From Julian Nagelsmann to Julien Lopetegui and everyone in-between, the vacant managerial post at Tottenham Hotspur seems to have been widely regarded as a poisoned chalice by football coaches from the length and breadth of Europe. Nuno Espirito Santo finally got the nod, but let’s just say he was not the consensus pick.
In the space of just two years, Spurs have gone from reaching the Champions League final to a team that nobody seemingly wants to take on. Just what has happened?
Well, in that time Daniel Levy has sacked both Mauricio Pochettino and Jose Mourinho. He has also sold subsequent La Liga and Serie A title winners Kieran Trippier and Christian Eriksen to Atletico Madrid and Inter Milan respectively. Levy later brought Gareth Bale back to North London on loan for a massive wage, then signed the club up to the ill-fated European Super League only to be forced into a U-turn by outraged Spurs supporters.
It’s a jumbled, messy narrative following a new chapter in the story when the team moved into the Tottenham Hotspur Stadium. The new ground cost £1,000,000,000 but hasn’t generated anything like its potential income. Then there is the future of Spurs star striker Harry Kane, whose dilemma about whether to stay loyal or leave the club, although he rejects that notion, maybe behind his lack of form international duty for England during the Euros.

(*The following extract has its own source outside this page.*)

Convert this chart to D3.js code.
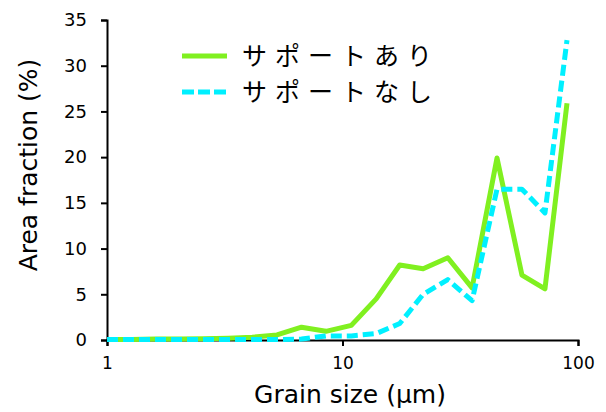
<!DOCTYPE html>
<html>
<head>
<meta charset="utf-8">
<script src="https://cdn.jsdelivr.net/npm/d3@7"></script>
<style>
  body { margin: 0; background: #fff; }
  text { font-family: "DejaVu Sans", sans-serif; fill: #000; }
</style>
</head>
<body>
<svg id="chart" width="606" height="412"></svg>
<script>
// grain size bins (µm) and area fractions (%)
const grainSize = [1.0, 1.27, 1.61, 2.03, 2.58, 3.27, 4.14, 5.27, 6.7, 8.5,
                   10.9, 13.9, 17.5, 22.0, 28.0, 35.5, 45.3, 57.8, 72.4, 89.8];
const withSupport = [0.05, 0.05, 0.1, 0.1, 0.15, 0.2, 0.3, 0.55, 1.4, 0.95,
                     1.6, 4.5, 8.2, 7.8, 9.0, 5.7, 19.9, 7.1, 5.6, 25.9];
const withoutSupport = [0.05, 0.05, 0.05, 0.05, 0.05, 0.05, 0.05, 0.05, 0.1, 0.45,
                        0.45, 0.7, 1.8, 5.0, 6.6, 4.3, 16.5, 16.5, 13.9, 32.8];
const seriesNames = ["サポートあり", "サポートなし"];
const seriesColors = ["#80f020", "#00f0ff"];
const xTicks = [1, 10, 100];
const yTicks = [0, 5, 10, 15, 20, 25, 30, 35];

const svg = d3.select("#chart");
const margin = {left: 107, right: 28, top: 20, bottom: 72};
const width = 606 - margin.left - margin.right;
const height = 412 - margin.top - margin.bottom;

const g = svg.append("g")
  .attr("transform", `translate(${margin.left}, ${margin.top})`);

let xScale = d3.scaleLog()
  .domain([1, 100])
  .range([0, width]);

let yScale = d3.scaleLinear()
  .domain([0, 35])
  .range([height, 0]);

// axes
let xAxis = d3.axisBottom(xScale)
  .tickValues(xTicks)
  .tickFormat(d3.format("d"))
  .tickSizeOuter(0)
  .tickSize(6)
  .tickPadding(11);

let yAxis = d3.axisLeft(yScale)
  .tickValues(yTicks)
  .tickSizeOuter(0)
  .tickSize(6)
  .tickPadding(14);

const gx = g.append("g")
  .attr("transform", `translate(0, ${height})`)
  .call(xAxis);
gx.selectAll("text").style("font-size", "17px");

const gy = g.append("g").call(yAxis);
gy.selectAll("text").style("font-size", "18px");

g.selectAll(".domain, .tick line")
  .attr("stroke", "#000")
  .attr("stroke-width", 2);

// axis titles
svg.append("text")
  .attr("x", 350)
  .attr("y", 403)
  .attr("text-anchor", "middle")
  .style("font-size", "25px")
  .text("Grain size (µm)");

svg.append("text")
  .attr("transform", "translate(28, 165) rotate(-90)")
  .attr("text-anchor", "middle")
  .attr("dy", "0.36em")
  .style("font-size", "25px")
  .text("Area fraction (%)");

// lines
const line = d3.line()
  .x((d, i) => xScale(grainSize[i]))
  .y(d => yScale(d));

const allSeries = [withSupport, withoutSupport];
const dashes = [null, "11,5"];

g.selectAll("path.series")
  .data(allSeries)
  .enter()
  .append("path")
  .attr("class", "series")
  .attr("d", d => line(d))
  .attr("fill", "none")
  .attr("stroke", (d, i) => seriesColors[i])
  .attr("stroke-width", 5)
  .attr("stroke-linejoin", "round")
  .attr("stroke-dasharray", (d, i) => dashes[i]);

// legend
const legend = svg.append("g").attr("transform", "translate(182, 56)");
const items = legend.selectAll("g")
  .data(seriesNames)
  .enter()
  .append("g")
  .attr("transform", (d, i) => `translate(0, ${i * 36})`);

items.append("line")
  .attr("x1", 0).attr("x2", 45)
  .attr("stroke", (d, i) => seriesColors[i])
  .attr("stroke-width", 5)
  .attr("stroke-dasharray", (d, i) => dashes[i] ? "12,4" : null);

items.append("text")
  .attr("x", 60)
  .attr("dy", "0.36em")
  .style("font-family", "'Noto Sans CJK JP', sans-serif")
  .style("font-size", "25px")
  .style("letter-spacing", "8px")
  .text(d => d);
</script>
</body>
</html>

When you consider all that is going in and around Tottenham, plus the fact they only finished seventh in the Premier League with rookie caretaker coach Ryan Mason seeing out last season, is it any wonder that filling the post of manager was so difficult? There are other factors in play elsewhere too.
A place in the inaugural UEFA Europa Conference, the new continental club competition, awaits Spurs in the campaign to come. Tottenham would be an easier sell for Levy to prospective coaching candidates if they had Champions League football on the agenda. They are not the only club that had difficulties finding a new manager, though.
Across London and south of the Thames, Crystal Palace thought they had pulled off a coaching coup with former Borussia Dortmund boss Lucien Favre about to take the job. He had a last-minute change of heart, however, and that was that. Spurs seeking a new manager comes at a time when, right across the beautiful game in Europe, clubs are changing coach left, right, and centre.
Tottenham are odds-on in the current Premier League betting odds to improve on their domestic performance with a top six finish. The bookies also think getting back into the Champions League is possible with Spurs rated 4.00 chances in pre-season for a return to the top four. If or when Kane leaves, that price will inevitably lengthen.
The uncertainty surrounding the star striker’s future is pivotal. As Levy found out when selling Bale to Real Madrid some years ago, you can get good money for star players but reinvesting that in new players wisely enough to sufficiently replace them is a lot easier said than done.